Unfortunately, Beesley passed away in the middle of the custody battle, and Marty had a tough time finding another lawyer to pick up the reins. Marty eventually reached out to Holding Out Help, which  provides those from a polygamous culture the care, support and resources to become independent and self-sufficient. He was put in touch with Tonia Tewell, the group’s executive director. She said she had a lawyer who specialized in such cases, but told Marty there would need to be a South Dakota-based attorney working on the case as well. Enter Custer attorney Garland Goff, who lent his talents to the cause. An emergency custody order was put in place. Both of Monica’s parents—Warren Jeff and Monica Jessop—were served papers. Monica’s older sister, Josephine, was eventually granted custody.

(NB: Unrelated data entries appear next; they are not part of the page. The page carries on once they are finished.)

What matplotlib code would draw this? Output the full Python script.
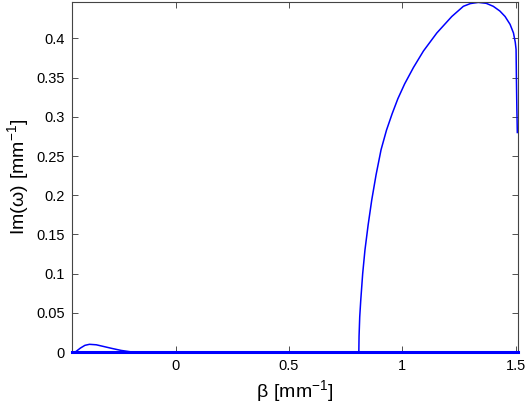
import matplotlib
matplotlib.use("Agg")
import matplotlib.pyplot as plt

plt.rcParams['font.family'] = ['Liberation Sans', 'DejaVu Sans']
plt.rcParams['mathtext.fontset'] = 'custom'
plt.rcParams['mathtext.rm'] = 'Liberation Sans'

# unstable branch (main arc)
beta_main = [0.808, 0.809, 0.812, 0.8165, 0.825, 0.835, 0.849, 0.865, 0.884, 0.906,
             0.930, 0.955, 0.980, 1.010, 1.049, 1.093, 1.152, 1.218, 1.269, 1.300,
             1.335, 1.370, 1.401, 1.430, 1.453, 1.475, 1.490, 1.498, 1.5015, 1.503,
             1.505, 1.507]
im_main = [0.0, 0.020, 0.045, 0.066, 0.100, 0.130, 0.162, 0.194, 0.226, 0.258,
           0.283, 0.304, 0.323, 0.342, 0.363, 0.384, 0.407, 0.428, 0.441, 0.4445,
           0.446, 0.4448, 0.441, 0.435, 0.428, 0.418, 0.407, 0.395, 0.386, 0.350,
           0.310, 0.280]

# small bump near the left edge
beta_bump = [-0.457, -0.44, -0.42, -0.40, -0.38, -0.35, -0.32, -0.28, -0.24, -0.20, -0.18]
im_bump = [0.0, 0.0005, 0.005, 0.0085, 0.0098, 0.0092, 0.0072, 0.0045, 0.0020, 0.0003, 0.0]

# stable branches (zero)
beta_zero = [-0.457, 1.510]
im_zero = [0.0, 0.0]

xticks = [0, 0.5, 1, 1.5]
xticklabels = ['0', '0.5', '1', '1.5']
yticks = [0, 0.05, 0.1, 0.15, 0.2, 0.25, 0.3, 0.35, 0.4]
yticklabels = ['0', '0.05', '0.1', '0.15', '0.2', '0.25', '0.3', '0.35', '0.4']

fig = plt.figure(figsize=(5.28, 4.03), dpi=100)
ax = fig.add_axes([72/528, 1-352/403, (518-72)/528, (352-2)/403])

blue = '#0000ff'
ax.plot(beta_zero, im_zero, color=blue, lw=2.2, clip_on=False, zorder=3)
ax.plot(beta_bump, im_bump, color=blue, lw=1.1)
ax.plot(beta_main, im_main, color=blue, lw=1.1, solid_joinstyle='round')

ax.set_xlim(-0.457, 1.510)
ax.set_ylim(0, 0.4465)
ax.set_xticks(xticks)
ax.set_xticklabels(xticklabels)
ax.set_yticks(yticks)
ax.set_yticklabels(yticklabels)
ax.tick_params(direction='in', length=4, width=0.6, top=True, right=True,
               labelsize=10.5, colors='#333333', labelcolor='black', pad=5)
for s in ax.spines.values():
    s.set_color('#444444')
    s.set_linewidth(0.8)

ax.set_xlabel(r'$\mathrm{\beta\ [mm^{-1}]}$', fontsize=14)
ax.set_ylabel(r'$\mathrm{Im(\omega)\ [mm^{-1}]}$', fontsize=14)

fig.savefig('out.png', dpi=100)
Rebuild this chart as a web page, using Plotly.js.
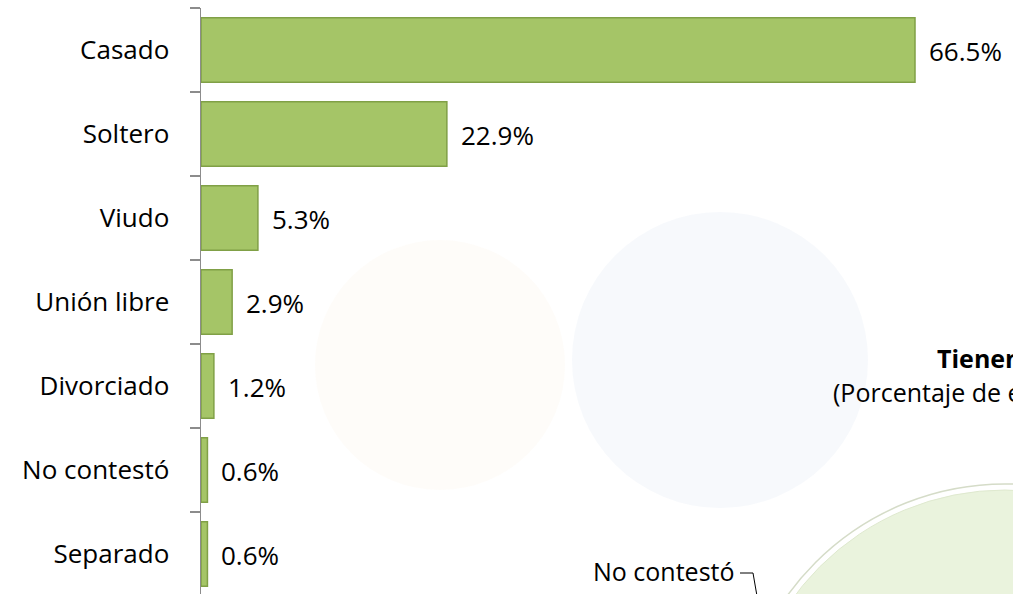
<!DOCTYPE html>
<html>
<head>
<meta charset="utf-8">
<script src="https://cdn.plot.ly/plotly-3.0.1.min.js"></script>
<style>
  html, body { margin: 0; padding: 0; background: #ffffff; }
  #chart { width: 1013px; height: 594px; }
</style>
</head>
<body>
<div id="chart"></div>
<script>
// Estado civil de los encuestados (porcentaje)
const categorias = ['Casado', 'Soltero', 'Viudo', 'Unión libre', 'Divorciado', 'No contestó', 'Separado'];
const porcentajes = [66.5, 22.9, 5.3, 2.9, 1.2, 0.6, 0.6];
const etiquetas = ['66.5%', '22.9%', '5.3%', '2.9%', '1.2%', '0.6%', '0.6%'];

// Títulos del gráfico de pastel contiguo
const tituloPastel = 'Tienen hijos';
const subtituloPastel = '(Porcentaje de encuestados)';
const etiquetaPastel = 'No contestó';

const W = 1013, H = 594;
const padL = 201, padT = 8;
const plotW = W - padL, plotH = H - padT;
const px = X => (X - padL) / plotW;      // pixel -> paper x
const py = Y => (H - Y) / plotH;          // pixel -> paper y

const font = '"Open Sans", "Noto Sans", sans-serif';

const trace = {
  type: 'bar',
  orientation: 'h',
  y: categorias,
  x: porcentajes,
  width: 0.77,
  marker: { color: '#a5c567', line: { color: '#80a046', width: 1.5 } },
  hoverinfo: 'none'
};

const annotations = porcentajes.map((v, i) => ({
  x: v, y: categorias[i], xref: 'x', yref: 'y',
  text: etiquetas[i], showarrow: false,
  xanchor: 'left', yanchor: 'middle', xshift: 12, yshift: -1,
  font: { family: font, size: 26, color: '#000000' }
}));

annotations.push(
  { x: px(935), y: py(358), xref: 'paper', yref: 'paper', text: '<b>' + tituloPastel + '</b>',
    showarrow: false, xanchor: 'left', yanchor: 'middle',
    font: { family: font, size: 25, color: '#000000' } },
  { x: px(831), y: py(392), xref: 'paper', yref: 'paper', text: subtituloPastel,
    showarrow: false, xanchor: 'left', yanchor: 'middle',
    font: { family: font, size: 25, color: '#000000' } },
  { x: px(737), y: py(571), xref: 'paper', yref: 'paper', text: etiquetaPastel,
    showarrow: false, xanchor: 'right', yanchor: 'middle',
    font: { family: font, size: 25, color: '#000000' } }
);

// circles positioned in pixels relative to the plot's lower-left corner
function circle(cx, cy, r, fill, line, lw, layer) {
  const ax = cx - padL, ay = H - cy;
  return {
    type: 'circle', xref: 'paper', yref: 'paper', xanchor: 0, yanchor: 0,
    xsizemode: 'pixel', ysizemode: 'pixel',
    x0: ax - r, x1: ax + r, y0: ay - r, y1: ay + r,
    fillcolor: fill, line: { color: line, width: lw }, layer: layer
  };
}

const shapes = [
  // faint background emblems
  circle(440, 365, 125, 'rgba(252,240,222,0.18)', 'rgba(0,0,0,0)', 0, 'below'),
  circle(720, 360, 148, 'rgba(235,241,248,0.4)', 'rgba(0,0,0,0)', 0, 'below'),
  // pie disc of the adjacent chart
  circle(1005, 752, 268, '#ffffff', '#d5dcc8', 1.5, 'above'),
  circle(1005, 752, 262, '#eaf3dd', '#dfe9cf', 1, 'above'),
  // leader line of the pie label
  { type: 'line', xref: 'paper', yref: 'paper', x0: px(740), y0: py(573), x1: px(753), y1: py(573),
    line: { color: '#000000', width: 1 } },
  { type: 'line', xref: 'paper', yref: 'paper', x0: px(753), y0: py(573), x1: px(757), y1: py(596),
    line: { color: '#000000', width: 1 } }
];

const layout = {
  width: W, height: H,
  margin: { l: padL, r: 0, t: padT, b: 0, pad: 0 },
  paper_bgcolor: '#ffffff', plot_bgcolor: 'rgba(0,0,0,0)',
  showlegend: false,
  bargap: 0.23,
  xaxis: {
    range: [0, plotW / (714 / 66.5)],
    visible: false, showgrid: false, zeroline: false, fixedrange: true
  },
  yaxis: {
    type: 'category',
    range: [-0.5 + plotH / 84, -0.5],
    showline: true, linecolor: '#8c8c8c', linewidth: 1.5,
    ticks: 'outside', ticklen: 10, tickwidth: 1.5, tickcolor: '#8c8c8c',
    tickson: 'boundaries',
    ticklabelstandoff: 25,
    showgrid: false, zeroline: false, fixedrange: true,
    tickfont: { family: font, size: 26, color: '#000000' }
  },
  annotations: annotations,
  shapes: shapes
};

Plotly.newPlot('chart', [trace], layout, { displayModeBar: false, staticPlot: true });
</script>
</body>
</html>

Monica’s mother didn’t take it lying down, however. She told the other girls what they were doing was kidnapping, and they would be arrested. Marty stepped in, telling the mother he had already talked to law enforcement and they were well apprised as to what was happening.
“You are welcome to call them if you feel this is wrong and you can fight for custody,” Marty said he told Monica Jessop. “Right now I don’t believe it’s a safe environment to go back to you.”
Monica responded by telling Marty he made it hard to support law enforcement. His response?
“If you don’t want to back law enforcement because some kids came to me and asked for help and I helped them, then I don’t need your support,” he said.
Although, Marty says, Monica Jessop is not a bad person, but simply another pawn in the FLDS, another person the church tells what they can and can’t do, and, more importantly, which of her children she can and can’t be around.
“Everything is so screwed up how they move these children and break up these families,” Marty said. “I can sympathize with her. I would love to talk to her today and explain. I wouldn’t change anything.”